Riley explained what he was doing as he did it. He took Myles’s fingerprint so I could memorialize it. He said some people transferred it onto a necklace, and others would choose to tattoo it. He snipped a small chunk of his hair for a shadow box, and he got a recording of Myles’s heartbeat to turn into a song that he would put inside a heart charm necklace that I could wear. It had a button on it that I could press and hear his heart song. Lastly, he took a scan of our hands, clasped together for the last time, that he would turn into a physical 3D printout.
“I am incredibly sorry for your pain,” Riley told me as he left.
“I am too,” I whispered. “I am too.” I turned my face so it rested in the crook of my brother's neck.
“I am so sorry I couldn’t save you.” I could barely get the words out. “Please forgive me.”
“He knew, you know.” I heard Kian from above me. I opened my eyes. His were shiny with tears.
“He knew what?”
Kian hummed the tune of the song we had been singing, and then said, “He knew how much you loved him.”
I took in a shaky breath and nodded.
“He knew.” I wiped my eyes and then told the biggest lie of my life.
“I’m ready.”
I was not ready. I would never be ready to return my twenty-four-year-old brother to the wind. But it had to happen, and I was too weak to drag it out any longer. Goodbye had come and gone, and I was just holding onto the vapor of him at this point. It was time to let him go.
The doctor let me keep the lights low and the candles flickering. She didn’t make me move from where I was pressed to Myles. I watched as she gently peeled the medical tape from his mouth, but I turned away when she removed the tube.
“It’ll be soon,” she promised.
Was that good? How could that be good ? my brain screamed. I wanted to go back in time. I would figure out a way for it to go differently. But in the back of my mind, I knew that every scenario I could come up with would have ended the same way. He had played with fire for so long that it only made sense that, eventually, it burned him.
I was relieved that at least it had happened where people knew who he was, and he hadn’t ended up as some John Doe face down in the park. We lay there for what felt like an eternity and a matter of seconds at the same time. I memorized the feeling of the rise and fall of his chest. I traced the shape of his face. I imprinted the feeling of his hair under my palm. I tried to recall the sound of his voice. I felt it all running through my fingers like sand, and the harder I tried to hold on, the faster it fell.
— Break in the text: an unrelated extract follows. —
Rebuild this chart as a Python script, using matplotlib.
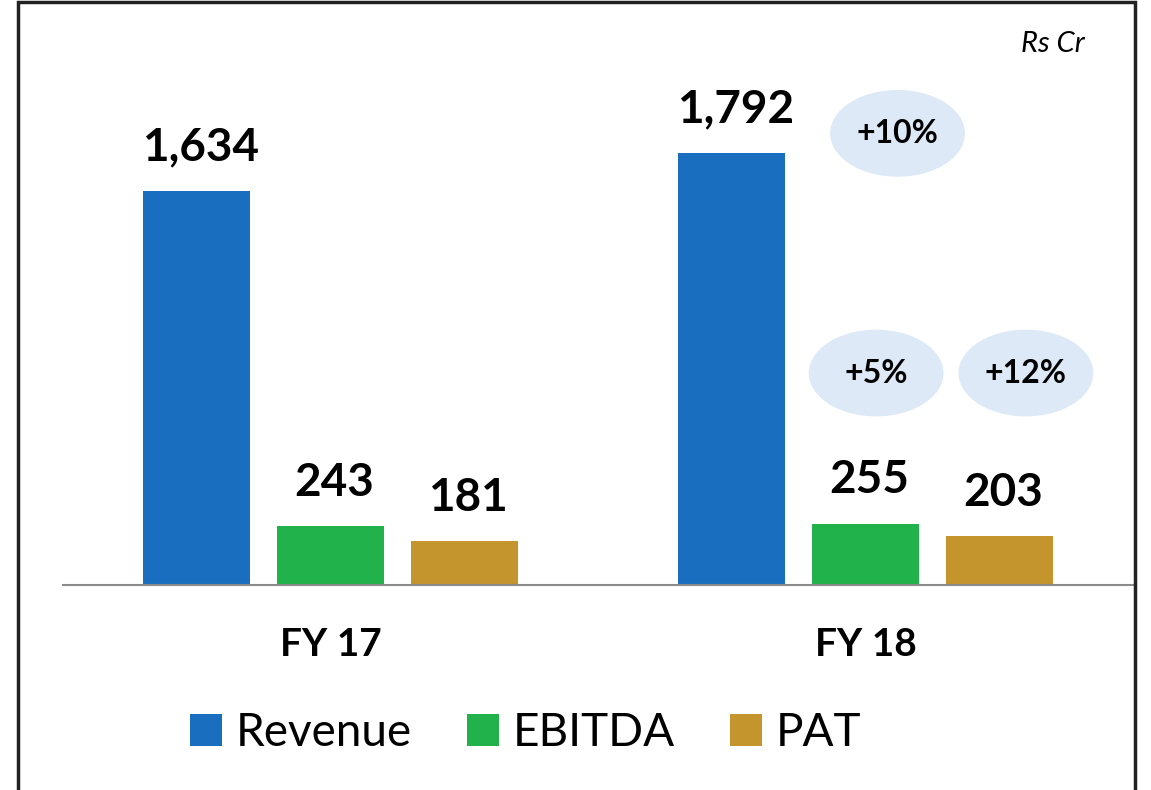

At one point, I felt his chest shudder, and a weird gurgling sound came from his throat.
“He’s not in pain, right?” I asked frantically. The doctor assured me that he wasn’t. I curled back up next to him. My tears had dried momentarily.
“It’s okay, My My.” I ran my fingers down his cheek again. “You are free now. I love you. I love you. But you can go. Tell Mom I say hi. And when it’s my turn, you better be waiting for me.” I spoke to him gently. Trying to stay strong for him. “You can go.” I kissed his face, held his hand, and finally, excruciatingly, I felt him take his last breath. He breathed out and never breathed back in.
“Time of death…” I heard the doctor announce the time softly. Kian was crying somewhere nearby. After what felt like forever waiting for him to breathe back in, I finally sat up, kissed my brother's forehead, and climbed off the bed.
“I’m ready to go home,” I told Kian. My brother was no longer in this room, so there was no point in staying here without him. I wanted to go curl up in his bed, surrounded by his smell, his favorite books, the water bottle on his night table that he hadn’t finished, the half-empty pack of cigarettes left on his dresser, and the lingering feeling that maybe he had just gone on a trip and would be home soon. In his bed, I could pretend, but in this room, his death slapped me in the face, and I couldn’t take one more second of it.
Goodbye, my brother , I thought as we left the room, I’ll see you later . I made it five steps out of the room when I saw that Gordon, Mika, Adara, Nile, and, shockingly, Eric and Alanna were all sitting in the waiting room adjacent to the hallway that I had just come from. I took one look at their faces and collapsed. Kian had to carry me out of the hospital as my grief had officially taken over, and I couldn’t take one more step.